Analysts on average estimate revenue this year will rise 6 per cent, after sales slipped over the past two years. For 2015, analysts had projected Intel would post sales of $57.8 billion, a gain of 3 per cent, with gross margin of 62.5 per cent, according to data compiled by Bloomberg.

The company’s shares rose 4.7 per cent to $35.95, the highest closing price since February 2001, in New York.

The stock has gained 39 per cent this year. While corporate replacement of aging office equipment has helped slow the decline of the PC market, unit sales are still on course to shrink for a third consecutive year, as consumers increasingly turn to smartphones and away from laptops.

The boost that corporate PC purchases contributed to processor demand in 2014 is expected to tail off next year.

Intel is still struggling to replicate its strength in computer chips in the market for phones and other mobile devices.

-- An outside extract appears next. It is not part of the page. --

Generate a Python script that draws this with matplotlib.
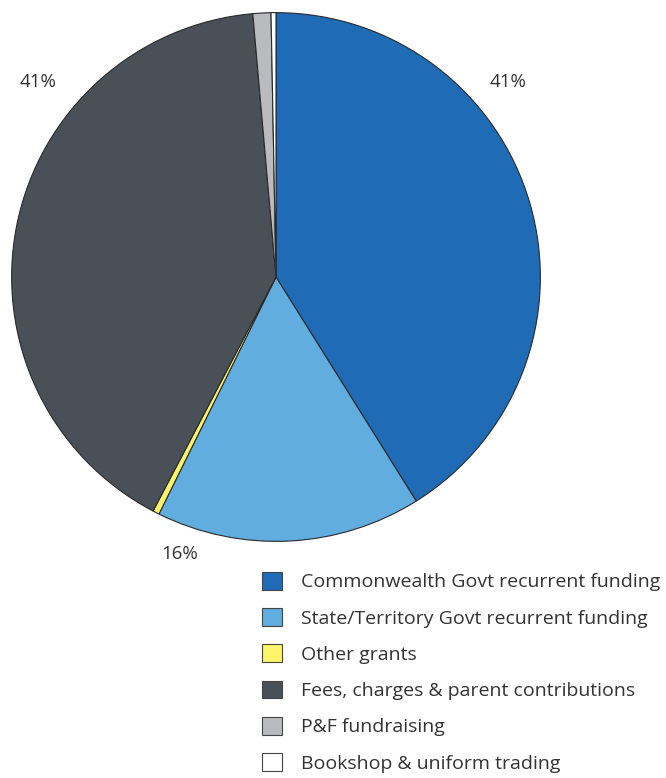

While the company today said it’s on course to meet its goal of shipping more than 40 million tablet processors this year, that target has come at a cost. The chipmaker has been paying device makers subsidies to use parts that are too expensive for mainstream tablets.

Those payments resulted in an operating loss in the mobile unit of $1.04 billion in the third quarter, following a loss of more than a billion dollars in the previous period.

Revenue in the mobile and communications group dropped to $1 million in the third quarter from $353 million a year earlier.

“It’s a very large loss. It’s not something that makes us proud,” Mr Smith said.